* _WHAT TO DO_: Copy out every line containing the word "LaTeX".

* _DATA SUPPLIED_:
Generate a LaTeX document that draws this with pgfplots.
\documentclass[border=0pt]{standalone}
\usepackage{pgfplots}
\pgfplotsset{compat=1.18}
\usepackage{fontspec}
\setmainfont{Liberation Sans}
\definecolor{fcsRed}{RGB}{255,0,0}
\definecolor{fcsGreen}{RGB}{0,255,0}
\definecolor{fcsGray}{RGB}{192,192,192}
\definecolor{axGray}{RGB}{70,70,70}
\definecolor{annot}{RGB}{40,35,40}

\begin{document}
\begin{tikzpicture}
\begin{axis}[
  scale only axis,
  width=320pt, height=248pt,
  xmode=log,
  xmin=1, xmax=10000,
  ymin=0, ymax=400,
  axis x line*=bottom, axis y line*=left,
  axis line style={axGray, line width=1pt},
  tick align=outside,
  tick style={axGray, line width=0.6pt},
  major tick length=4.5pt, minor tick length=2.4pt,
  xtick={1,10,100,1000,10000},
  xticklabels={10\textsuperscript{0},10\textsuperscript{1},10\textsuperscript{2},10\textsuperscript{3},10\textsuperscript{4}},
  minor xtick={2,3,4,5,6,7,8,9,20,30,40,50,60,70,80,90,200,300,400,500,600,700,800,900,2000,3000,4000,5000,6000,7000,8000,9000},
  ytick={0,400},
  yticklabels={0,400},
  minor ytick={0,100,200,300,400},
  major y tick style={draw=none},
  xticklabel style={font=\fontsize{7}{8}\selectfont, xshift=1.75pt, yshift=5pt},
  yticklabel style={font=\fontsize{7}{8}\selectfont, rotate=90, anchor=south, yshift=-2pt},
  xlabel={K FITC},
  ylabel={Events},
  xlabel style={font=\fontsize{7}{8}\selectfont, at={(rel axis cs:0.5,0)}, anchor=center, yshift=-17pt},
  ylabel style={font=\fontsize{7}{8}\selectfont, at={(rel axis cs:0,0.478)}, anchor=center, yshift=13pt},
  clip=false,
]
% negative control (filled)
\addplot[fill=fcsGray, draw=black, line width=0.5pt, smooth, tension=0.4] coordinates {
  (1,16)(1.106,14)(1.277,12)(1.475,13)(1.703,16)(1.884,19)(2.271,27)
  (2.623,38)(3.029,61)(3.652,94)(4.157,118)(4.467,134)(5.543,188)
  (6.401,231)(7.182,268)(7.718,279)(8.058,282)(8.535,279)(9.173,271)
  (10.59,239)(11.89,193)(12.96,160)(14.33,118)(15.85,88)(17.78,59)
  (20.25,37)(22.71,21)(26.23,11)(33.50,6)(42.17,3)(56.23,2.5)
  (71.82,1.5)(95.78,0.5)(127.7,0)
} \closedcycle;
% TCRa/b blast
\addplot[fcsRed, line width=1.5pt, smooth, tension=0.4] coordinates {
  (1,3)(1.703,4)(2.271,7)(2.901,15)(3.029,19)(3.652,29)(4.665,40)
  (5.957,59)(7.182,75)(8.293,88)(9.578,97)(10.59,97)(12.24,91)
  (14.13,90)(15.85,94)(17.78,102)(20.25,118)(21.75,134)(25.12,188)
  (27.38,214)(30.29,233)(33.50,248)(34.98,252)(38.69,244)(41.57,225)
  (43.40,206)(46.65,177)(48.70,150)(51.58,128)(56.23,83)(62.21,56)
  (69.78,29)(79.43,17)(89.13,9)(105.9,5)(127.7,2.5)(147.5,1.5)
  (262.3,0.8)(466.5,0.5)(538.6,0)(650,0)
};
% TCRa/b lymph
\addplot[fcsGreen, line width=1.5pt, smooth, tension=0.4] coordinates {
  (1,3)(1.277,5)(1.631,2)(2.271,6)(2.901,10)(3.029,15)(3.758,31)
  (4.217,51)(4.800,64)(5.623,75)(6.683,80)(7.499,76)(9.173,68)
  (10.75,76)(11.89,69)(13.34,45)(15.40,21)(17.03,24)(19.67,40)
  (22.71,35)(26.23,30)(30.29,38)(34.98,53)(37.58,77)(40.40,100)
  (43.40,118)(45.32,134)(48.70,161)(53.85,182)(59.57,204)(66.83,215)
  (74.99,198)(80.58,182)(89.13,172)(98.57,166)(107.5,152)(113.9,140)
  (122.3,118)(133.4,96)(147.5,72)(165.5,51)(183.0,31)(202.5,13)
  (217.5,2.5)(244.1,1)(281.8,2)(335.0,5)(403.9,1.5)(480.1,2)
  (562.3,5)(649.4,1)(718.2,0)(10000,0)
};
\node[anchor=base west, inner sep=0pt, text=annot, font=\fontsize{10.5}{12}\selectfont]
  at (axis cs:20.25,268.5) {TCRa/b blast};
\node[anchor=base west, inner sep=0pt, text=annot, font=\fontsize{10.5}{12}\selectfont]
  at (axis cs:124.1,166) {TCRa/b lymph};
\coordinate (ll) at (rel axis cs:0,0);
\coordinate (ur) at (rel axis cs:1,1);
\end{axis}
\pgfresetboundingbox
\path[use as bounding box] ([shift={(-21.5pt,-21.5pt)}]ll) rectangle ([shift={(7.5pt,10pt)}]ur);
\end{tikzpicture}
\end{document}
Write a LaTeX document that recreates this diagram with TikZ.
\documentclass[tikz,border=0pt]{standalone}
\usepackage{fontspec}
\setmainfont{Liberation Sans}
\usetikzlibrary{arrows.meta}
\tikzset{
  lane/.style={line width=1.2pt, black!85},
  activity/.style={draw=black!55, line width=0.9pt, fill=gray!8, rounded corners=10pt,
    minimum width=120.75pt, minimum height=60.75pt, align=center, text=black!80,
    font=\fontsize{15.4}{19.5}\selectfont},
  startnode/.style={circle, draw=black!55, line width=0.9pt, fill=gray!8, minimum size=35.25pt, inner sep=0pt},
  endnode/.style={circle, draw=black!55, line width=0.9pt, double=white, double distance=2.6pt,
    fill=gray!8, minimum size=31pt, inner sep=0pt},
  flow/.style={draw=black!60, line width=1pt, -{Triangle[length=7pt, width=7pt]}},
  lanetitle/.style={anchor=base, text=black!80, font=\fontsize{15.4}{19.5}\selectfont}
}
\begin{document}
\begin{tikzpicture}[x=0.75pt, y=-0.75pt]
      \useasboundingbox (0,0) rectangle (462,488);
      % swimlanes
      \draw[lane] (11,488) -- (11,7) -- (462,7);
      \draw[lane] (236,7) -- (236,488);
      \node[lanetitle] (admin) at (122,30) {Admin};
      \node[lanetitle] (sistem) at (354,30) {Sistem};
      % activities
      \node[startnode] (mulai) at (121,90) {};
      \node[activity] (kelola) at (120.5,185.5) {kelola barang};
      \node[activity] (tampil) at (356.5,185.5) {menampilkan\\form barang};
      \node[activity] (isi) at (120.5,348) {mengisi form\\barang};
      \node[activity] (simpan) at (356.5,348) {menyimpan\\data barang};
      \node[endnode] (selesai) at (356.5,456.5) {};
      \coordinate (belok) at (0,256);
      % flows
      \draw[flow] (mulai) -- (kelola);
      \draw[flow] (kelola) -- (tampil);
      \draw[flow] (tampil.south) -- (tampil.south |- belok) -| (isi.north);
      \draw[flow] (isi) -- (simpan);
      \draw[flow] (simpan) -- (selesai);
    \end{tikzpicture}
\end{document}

* _ANSWER_:
Generate a LaTeX document that draws this with pgfplots.
Write a LaTeX document that recreates this diagram with TikZ.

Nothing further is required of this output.